Konfrontiert sind Gorniak und Schnabel mit jungen Leuten, die auch dann noch cool bleiben, als einer aus ihrer Clique spurlos verschwindet und der nächste vom Lastwagen überfahren wird. Wieso sind die so abgebrüht?
So lakonisch hat sich noch keine entscheidende Fachkraft aus dem «Tatort» verabschiedet. Nach einer Ermittlung, in der sie eine Menge Fehler gemacht hat, erklärt die Kommissarin Karin Gorniak (Karin Hanczewski) beiläufig, dass sie jetzt mal eine Auszeit brauche. Das spricht sie ihrem Dresdner Kollegen Schnabel (Martin Brambach) auf den Anrufbeantworter. Schriftliches folge dann noch. Und dann ist sie weg, mutmasslich für immer. Knapper und leiser kann man kaum gehen, jedenfalls nicht beim «Tatort».
Cool sein will auch die Clique von Jugendlichen in dem Fall, der zu Gorniaks Entscheidung beitrug.
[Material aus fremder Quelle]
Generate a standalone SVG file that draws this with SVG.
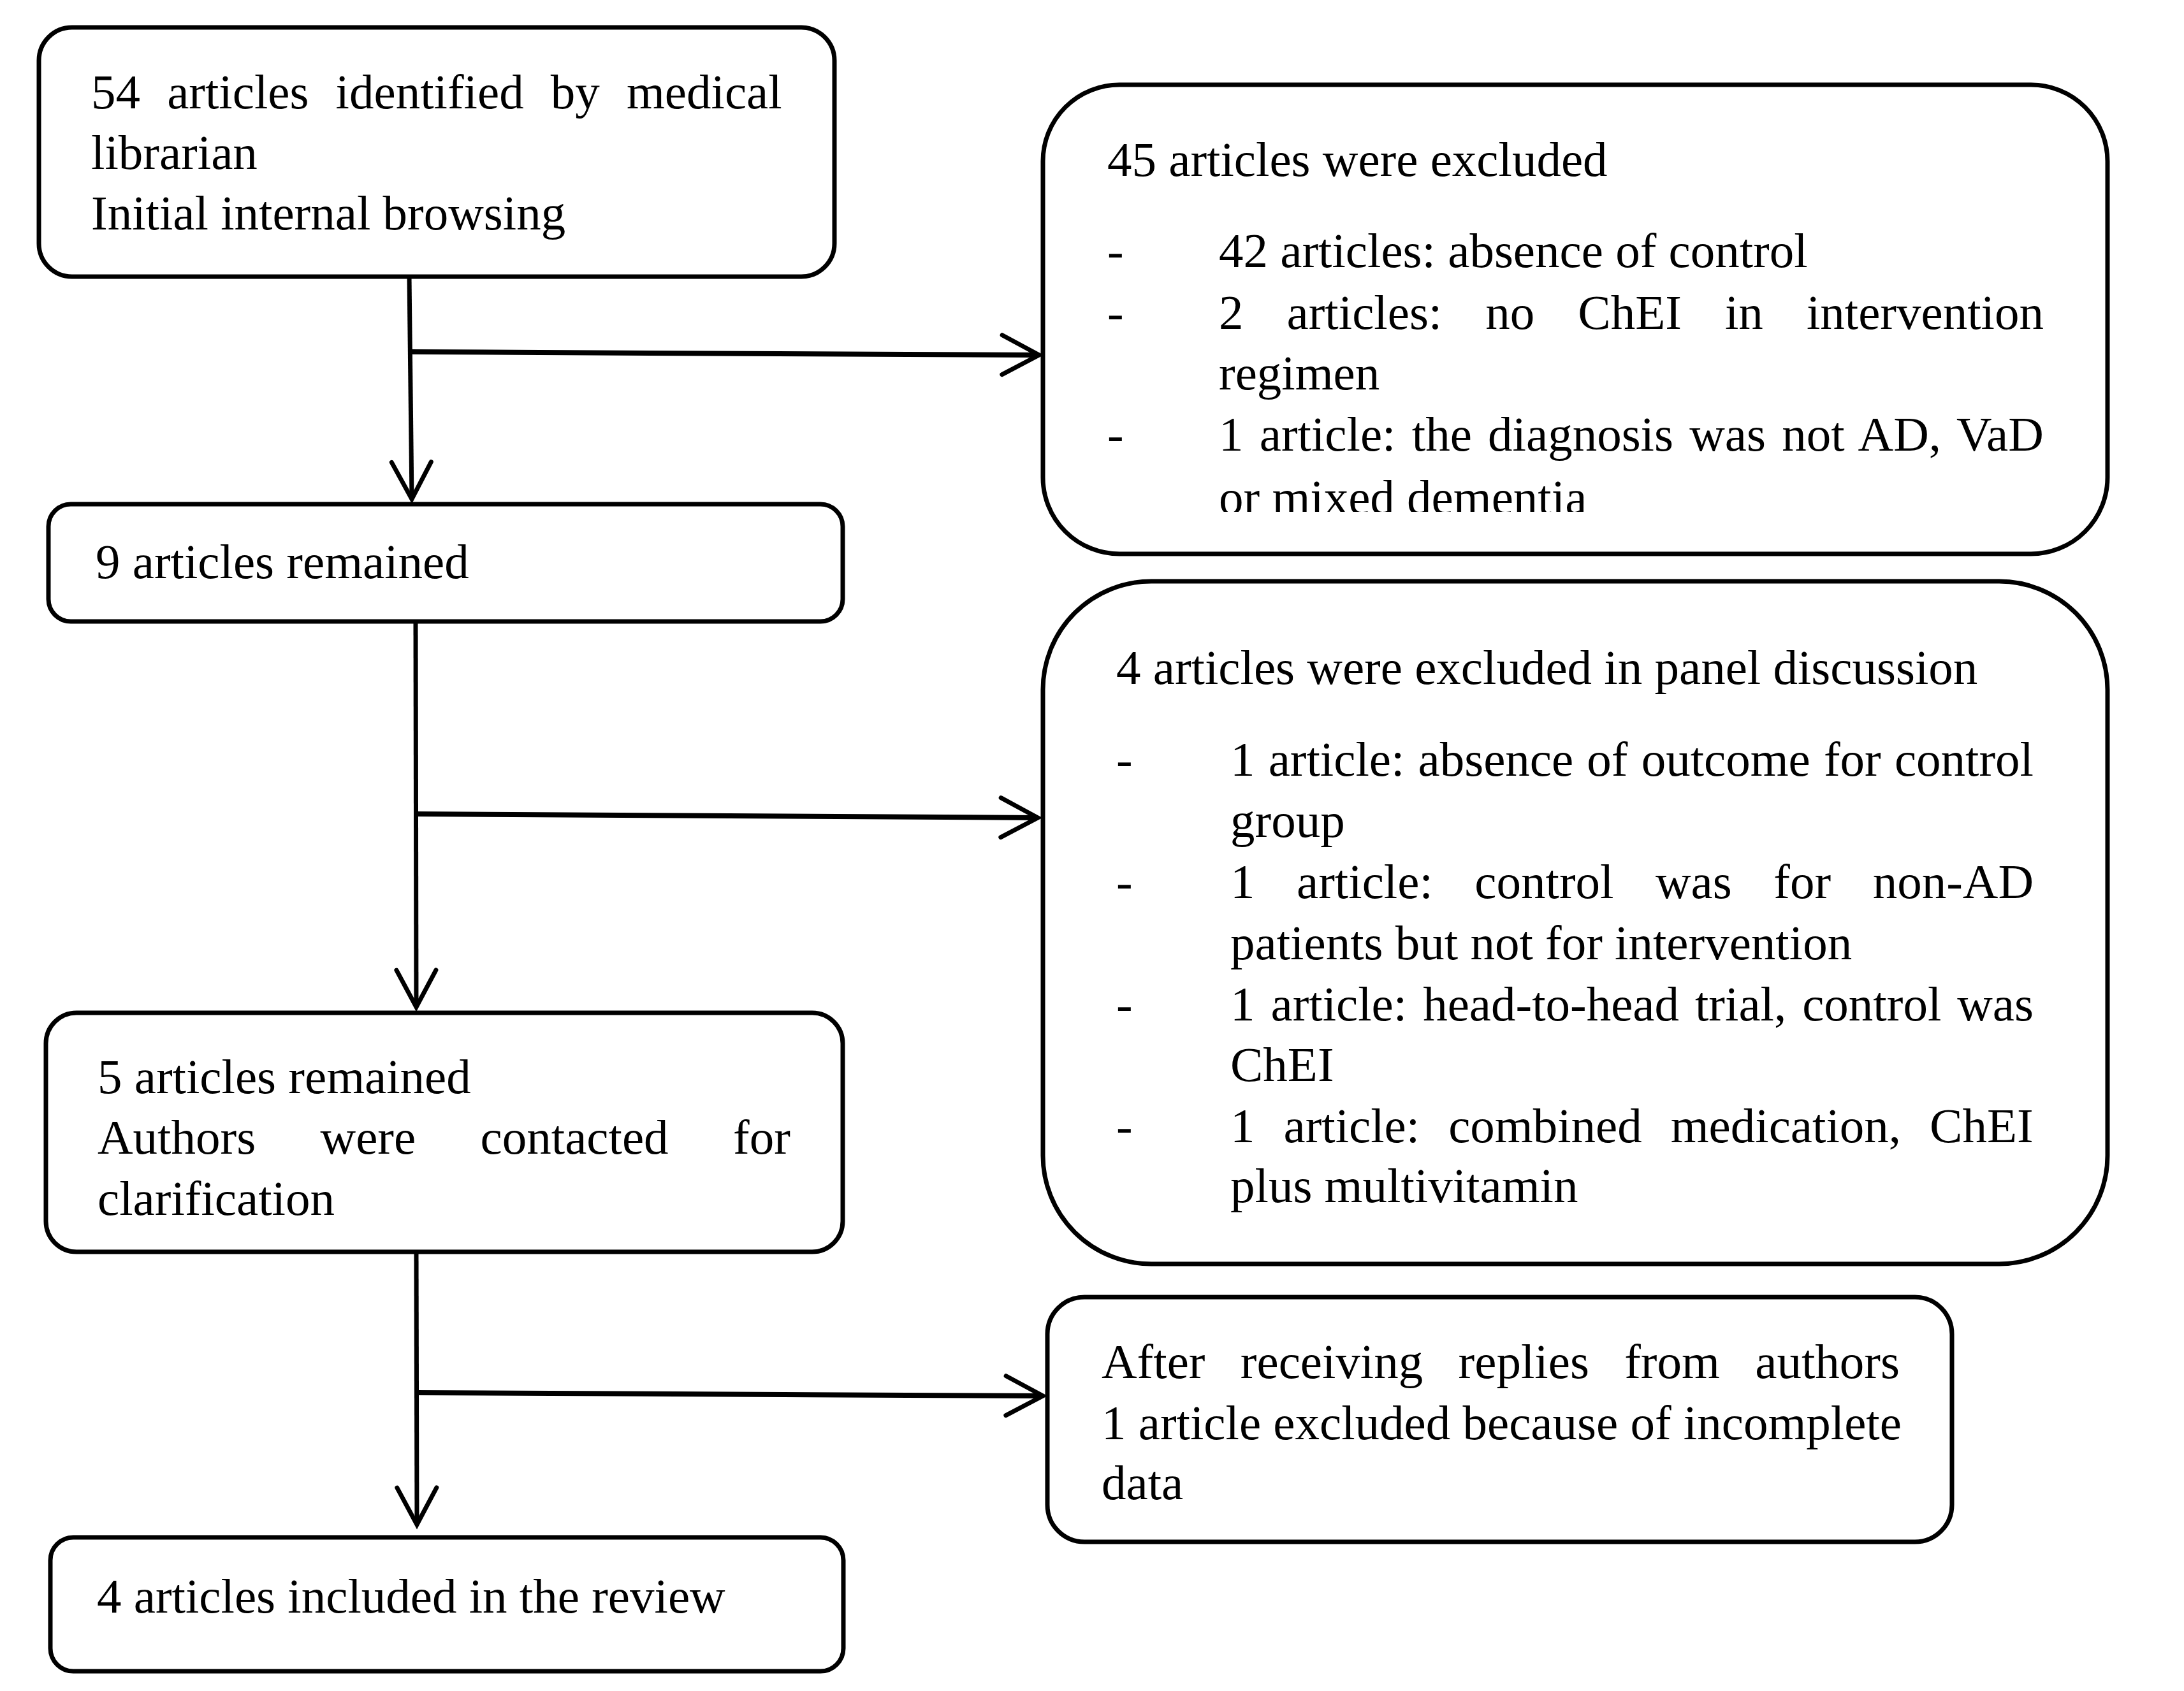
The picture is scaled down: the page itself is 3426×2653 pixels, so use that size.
<svg xmlns="http://www.w3.org/2000/svg" width="3426" height="2653" viewBox="0 0 3426 2653">
<style>
.box{fill:#fff;stroke:#000;stroke-width:7}
.t{font-family:"Liberation Serif","Times New Roman",serif;font-size:77px;fill:#000}
.cv{stroke:#000;stroke-width:7;fill:none;marker-end:url(#arr)}
.ch{stroke:#000;stroke-width:8;fill:none;marker-end:url(#arr)}
</style>
<defs>
<marker id="arr" markerUnits="userSpaceOnUse" orient="auto" refX="0" refY="0" markerWidth="90" markerHeight="90" viewBox="-75 -45 90 90" overflow="visible">
<path d="M-58,-31 L0,0 L-58,31" fill="none" stroke="#000" stroke-width="7" stroke-linecap="round" stroke-linejoin="miter"/>
</marker>
<clipPath id="clipA"><rect x="1600" y="700" width="1700" height="103"/></clipPath>
<clipPath id="clipB"><rect x="1600" y="1780" width="1700" height="122"/></clipPath>
</defs>
<rect width="3426" height="2653" fill="#fff"/>

<g id="connectors">
<path class="cv" d="M642,434 L646,783"/>
<path class="ch" d="M642,552 L1630,557"/>
<path class="cv" d="M652,975 L653,1580"/>
<path class="ch" d="M652,1277 L1628,1283"/>
<path class="cv" d="M653,1964 L654,2392"/>
<path class="ch" d="M653,2185 L1636,2190"/>
</g>

<g id="n1">
<rect class="box" x="61" y="43" width="1248" height="391" rx="52" ry="52"/>
<text class="t" x="143" y="170" word-spacing="22.9">54 articles identified by medical</text>
<text class="t" x="143" y="265">librarian</text>
<text class="t" x="143" y="360">Initial internal browsing</text>
</g>

<g id="n2">
<rect class="box" x="1636" y="133" width="1670" height="736" rx="120" ry="120"/>
<text class="t" x="1737" y="276">45 articles were excluded</text>
<text class="t" x="1737" y="419">-</text>
<text class="t" x="1912" y="419">42 articles: absence of control</text>
<text class="t" x="1737" y="516">-</text>
<text class="t" x="1912" y="516" word-spacing="48.8">2 articles: no ChEI in intervention</text>
<text class="t" x="1912" y="611">regimen</text>
<text class="t" x="1737" y="707">-</text>
<text class="t" x="1912" y="707" word-spacing="6">1 article: the diagnosis was not AD, VaD</text>
<text class="t" x="1912" y="806" clip-path="url(#clipA)">or mixed dementia</text>
</g>

<g id="n3">
<rect class="box" x="76" y="791" width="1246" height="184" rx="35" ry="35"/>
<text class="t" x="150" y="907">9 articles remained</text>
</g>

<g id="n4">
<rect class="box" x="1636" y="912" width="1670" height="1071" rx="170" ry="170"/>
<text class="t" x="1751" y="1073">4 articles were excluded in panel discussion</text>
<text class="t" x="1751" y="1217">-</text>
<text class="t" x="1930" y="1217" word-spacing="1.9">1 article: absence of outcome for control</text>
<text class="t" x="1930" y="1313">group</text>
<text class="t" x="1751" y="1409">-</text>
<text class="t" x="1930" y="1409" word-spacing="46.3">1 article: control was for non-AD</text>
<text class="t" x="1930" y="1505">patients but not for intervention</text>
<text class="t" x="1751" y="1601">-</text>
<text class="t" x="1930" y="1601" word-spacing="5.7">1 article: head-to-head trial, control was</text>
<text class="t" x="1930" y="1696">ChEI</text>
<text class="t" x="1751" y="1792">-</text>
<text class="t" x="1930" y="1792" word-spacing="25.7">1 article: combined medication, ChEI</text>
<text class="t" x="1930" y="1886" clip-path="url(#clipB)">plus multivitamin</text>
</g>

<g id="n5">
<rect class="box" x="72" y="1589" width="1250" height="375" rx="48" ry="48"/>
<text class="t" x="153" y="1715">5 articles remained</text>
<text class="t" x="153" y="1810" word-spacing="82.2">Authors were contacted for</text>
<text class="t" x="153" y="1906">clarification</text>
</g>

<g id="n6">
<rect class="box" x="1643" y="2035" width="1419" height="384" rx="58" ry="58"/>
<text class="t" x="1728" y="2162" word-spacing="36.1">After receiving replies from authors</text>
<text class="t" x="1728" y="2258">1 article excluded because of incomplete</text>
<text class="t" x="1728" y="2352">data</text>
</g>

<g id="n7">
<rect class="box" x="79" y="2412" width="1244" height="210" rx="36" ry="36"/>
<text class="t" x="152" y="2530">4 articles included in the review</text>
</g>
</svg>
Die Teenager, allesamt aus mittelständischen Familien, machen gern Party und geben sich unerschütterlich in jeder Lebenslage. Auch dann noch, als einer von ihnen (Max Wolter) während einer Feier scheinbar spurlos verschwindet und ein anderer kurz darauf von einem Lastwagen angefahren wird und stirbt. Beim anschliessenden Polizeiverhör will keiner etwas gesehen oder gehört haben.
Das reinste Intrigennest
Die ganze Truppe ist schwer verkatert auf dem Kommissariat gelandet und gibt sich denkbar unkooperativ. Der Ermittler Schnabel wird von einem der jungen Verdächtigen (Filip Schnack) belehrt, dass er gar nicht erst Pillen zu schmeissen brauche. Das Leben des Kommissars sei sowieso ein Horrortrip. Schnabel fragt in gesetztem Ton, wenn auch etwas unprofessionell, zurück: «Hat dir mal jemand gesagt, dass du wahnsinnig unsympathisch bist?» Die Verdächtigen und die Ermittler sprechen, wie so oft, nicht dieselbe Sprache.
Es hilft auch nicht, dass die Kommissarin Gorniak mit dem Vater von einem der Teenager, Romy (Charlotte Krause), liiert ist. Aber statt sich wegen möglicher Befangenheit aus dem Fall zurückzuziehen, kniet sich Gorniak nur umso verbissener hinein. Dabei stellt sie fest, dass der nach aussen hin so eingeschworene Freundeskreis das reinste Intrigennest ist. Der vermisste Janusz (Louis Wagenbrenner) stand dabei viel beneidet im Mittelpunkt, ein «geiler Typ», dessen einziger Fehler gewesen ist, hin und wieder jemanden zu «bashen», wie ein Freund zu Protokoll gibt.
Gedankenlose Grausamkeit
Janusz hatte viele Affären, was bei den jungen Frauen, die er verliess, oft nicht gut ankam. Der Junge, der vor den LKW lief, war der Letzte im sozialen Ranking der Clique. Das bekam er zu spüren, in beiläufigen, von Gedankenlosigkeit begünstigten Grausamkeiten. Die Querverbindungen zwischen den Figuren werden oft nur skizzenhaft, aber prägnant angedeutet. Die Kids haben Geheimnisse voreinander. Und die Eltern wissen nichts. Sie bleiben – bis auf Romys Vater – hilflose Randerscheinungen mit Tränen in den Augen. Der Film interessiert sich leider kaum für ihre Rolle im Leben der Kinder.
Andererseits kommt er weitgehend ohne Schuldzuweisungen aus und pocht vielmehr – in einer leidenschaftlichen Ansage Schnabels zum Schluss – auf Eigenverantwortung. «Das geheime Leben unserer Kinder», wie ein anderer «Tatort» im vergangenen Jahr hiess, faszinierte schon viele Gestalter der Serie.
Claudia Garde, die hier Regie führte und mit Ben von Rönne das Drehbuch schrieb, treibt die Handlung so zügig und schnörkellos nach vorne, dass man dranbleibt. Die Figuren, die erst nur schemenhaft in den Blick genommen werden, gewinnen an Konturen, und es endet, wie es begonnen hat: mit Szenen der Party, mit rauschhaften Darstellungen von chaotischen Vorfällen und schlechten Entscheidungen. Von denen auch Gorniak so einige trifft.
«Tatort» aus Dresden: «Herz der Dunkelheit», am Sonntag, 20.05/20.15 Uhr, SRF/ARD.